Oakland voters say noncitizen parents or guardians of school-age children should be allowed to vote in school board elections. The issue now heads to the City Council — and after that, to the courts, which already are wrestling with a similar law in San Francisco.
Measure S, approved by 62% of the voters last Tuesday, would not immediately allow voting by non-U.S. citizens but would authorize such action by the City Council, which voted in June to place the measure on the ballot. Council members said noncitizens, including legal residents and undocumented immigrants, make up 14% of Oakland’s population and currently lack “representation in key decisions that impact their education and their lives.” About 13,000 are parents or guardians of children younger than 18.
The question now is whether the forthcoming ordinance conflicts with a long-standing provision of the California Constitution that declares, “A United States citizen 18 years of age and resident in this State may vote.”
A 2016 San Francisco ballot measure, the first in the state, allowed noncitizen parents to vote in school board elections, starting in 2018. This July, San Francisco Superior Court Judge Richard Ulmer ordered a halt to noncitizen voting in the city, saying the constitutional provision allowed only U.S. citizens to vote and could not be overridden by a local government. But the state’s First District Court of Appeal put Ulmer’s ruling on hold while the case was on appeal and allowed noncitizens to vote for school board candidates last week.
The conservative groups that challenged San Francisco’s measure, the United States Justice Foundation and the California Public Policy Foundation, also filed suit to remove Measure S from the Oakland ballot. Alameda County Superior Court Judge Michael Markman denied their request in August, saying it was premature because the measure would merely allow the City Council to pass a voting-rights ordinance. Markman said at a hearing that he thought Ulmer was probably right in deciding the state Constitution allowed only citizens to vote, but also observed that the issue would most likely be decided by higher courts.

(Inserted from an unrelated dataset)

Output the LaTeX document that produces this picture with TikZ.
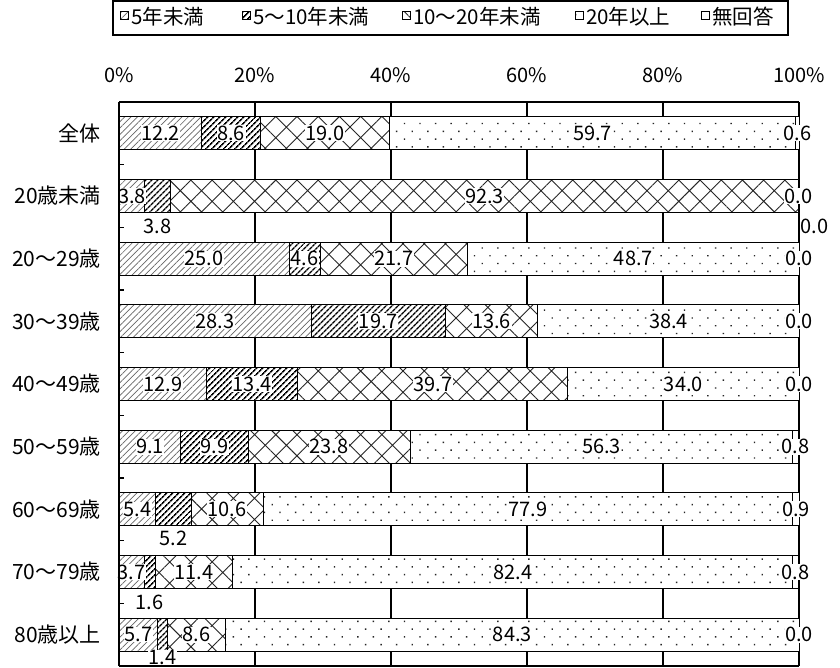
\documentclass[tikz,border=0pt]{standalone}
\usepackage{fontspec}
\setmainfont{Noto Sans CJK JP}
\usetikzlibrary{patterns.meta}

\tikzstyle{seg} = [draw, line width=1pt, preaction={fill=white}]
\tikzstyle{segA} = [seg, pattern={Lines[angle=45,distance=4.5pt,line width=0.7pt]}, pattern color=black!60]
\tikzstyle{segB} = [seg, pattern={Lines[angle=45,distance=4pt,line width=1.6pt]}]
\tikzstyle{segC} = [seg, pattern={Hatch[angle=45,distance=15pt,line width=0.9pt]}, pattern color=black!85]
\tikzstyle{segD} = [seg, pattern={Dots[angle=45,distance=11pt,radius=1pt]}, pattern color=black!85]
\tikzstyle{segE} = [seg]
\tikzstyle{val} = [fill=white, inner sep=0.5pt, font=\fontsize{20}{20}\selectfont]
\tikzstyle{cat} = [anchor=east, inner sep=0pt, font=\fontsize{21}{21}\selectfont]
\tikzstyle{tick} = [font=\fontsize{20}{20}\selectfont]
\tikzstyle{key} = [anchor=west, inner sep=0pt, font=\fontsize{20.5}{20.5}\selectfont]

\begin{document}
\begin{tikzpicture}[x=1pt,y=-1pt]
	\useasboundingbox (0,0) rectangle (840,668);
	
	% legend
	\draw[line width=1.2pt] (113,1) rectangle (788,35);
	\path[segA] (120,12) rectangle (128,20);
	\node[key] (k1) at (131,17) {5年未満};
	\path[segB] (242,12) rectangle (250,20);
	\node[key] (k2) at (253,17) {5〜10年未満};
	\path[segC] (402,12) rectangle (410,20);
	\node[key] (k3) at (413,17) {10〜20年未満};
	\path[segD] (575,12) rectangle (583,20);
	\node[key] (k4) at (586,17) {20年以上};
	\path[segE] (701,12) rectangle (709,20);
	\node[key] (k5) at (712,17) {無回答};
	
	% scale and grid
	\foreach \p in {0,20,40,60,80,100}{
		\node[tick] (t\p) at (119+6.8*\p,75) {\p\%};
		\draw[line width=1.2pt] (119+6.8*\p,102) -- (119+6.8*\p,666);
	}
	
	% bars
	\foreach \name/\a/\b/\c/\d/\e/\oy/\ox/\oz [count=\i from 0] in {
		全体/12.2/8.6/19.0/59.7/0.6/0/0/0,
		20歳未満/3.8/3.8/92.3/0.0/0.0/30/16/30,
		20〜29歳/25.0/4.6/21.7/48.7/0.0/0/0/0,
		30〜39歳/28.3/19.7/13.6/38.4/0.0/0/0/0,
		40〜49歳/12.9/13.4/39.7/34.0/0.0/0/0/0,
		50〜59歳/9.1/9.9/23.8/56.3/0.8/0/0/0,
		60〜69歳/5.4/5.2/10.6/77.9/0.9/29/0/0,
		70〜79歳/3.7/1.6/11.4/82.4/0.8/30/0/0,
		80歳以上/5.7/1.4/8.6/84.3/0.0/23/0/0}{
		\pgfmathsetmacro\yc{102+62.67*(\i+0.5)}
		\pgfmathsetmacro\xb{119+6.8*\a}
		\pgfmathsetmacro\xc{\xb+6.8*\b}
		\pgfmathsetmacro\xd{\xc+6.8*\c}
		\pgfmathsetmacro\xe{\xd+6.8*\d}
		\pgfmathsetmacro\xf{\xe+6.8*\e}
		\node[cat] (c\i) at (101,\yc) {\name};
		\path[segA] (119,\yc-16.5) rectangle (\xb,\yc+16.5);
		\path[segB] (\xb,\yc-16.5) rectangle (\xc,\yc+16.5);
		\path[segC] (\xc,\yc-16.5) rectangle (\xd,\yc+16.5);
		\path[segD] (\xd,\yc-16.5) rectangle (\xe,\yc+16.5);
		\path[segE] (\xe,\yc-16.5) rectangle (\xf,\yc+16.5);
		\node[val] (v\i a) at ({(119+\xb)/2},\yc) {\a};
		\node[val] (v\i b) at ({(\xb+\xc)/2},\yc+\oy) {\b};
		\node[val] (v\i c) at ({(\xc+\xd)/2},\yc) {\c};
		\node[val] (v\i d) at ({(\xd+\xe)/2},\yc) {\d};
		\node[val] (v\i e) at ({(\xe+\xf)/2+\ox},\yc+\oz) {\e};
		\draw[line width=1.2pt] (119,{102+62.67*(\i+1)}) -- (124,{102+62.67*(\i+1)});
	}
	
	% frame
	\draw[line width=1.2pt] (119,102) -- (799,102);
	\draw[line width=1.2pt] (119,666) -- (799,666);
	\draw[line width=1.4pt] (119,102) -- (119,666);
\end{tikzpicture}
\end{document}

Attorney James V. Lacy, leader of the two groups, says he plans to file another suit, probably in December, to challenge the expected Oakland ordinance. Lacy has contended the local measures would allow citizens’ votes to be “diluted” by noncitizens. He also argued — and Ulmer agreed — that the state Constitution allows only U.S. citizens to vote.
In his ruling in July, Ulmer said the Constitution’s declaration that citizens “may vote” was intended to prohibit others from voting. If “may” was changed to “shall,” he said, all citizens would be required to vote, which is the law in some nations but not in the United States. And if the provision saying citizens “may vote” does not exclude noncitizens, as the city contends, Ulmer said it would also allow children or non-Californians to vote in local elections.
Eligibility to vote, the judge said, is a matter of “statewide concern” and is not subject to varying rules by local governments, even self-governing charter cities, which include both San Francisco and Oakland.
Appeals courts, and possibly the state Supreme Court, will have the last word on noncitizen voting. But the San Francisco case is back before Ulmer, and City Attorney David Chiu’s office is urging him to reconsider the state constitutional language.
The Constitution “does not say only citizens may vote,” and leaves the door open for greater eligibility in local elections, Deputy City Attorney James Emery wrote in a filing with Ulmer last week. “Charter cities may serve as laboratories of democracy demonstrating the benefits of noncitizen voting in local contests.”
Emery cited a 1992 state Supreme Court ruling allowing Los Angeles to provide city funds to candidates for local offices, despite a state ballot measure that prohibited public funding of political campaigns. The filing also offered appreciative statements from some noncitizen parents who had voted in San Francisco school board elections.
“For the first time in my life,” said Hwaji Shin, a lawful permanent resident and mother of a child in elementary school, “ I felt like I was a full member of the school community whose voice matters.”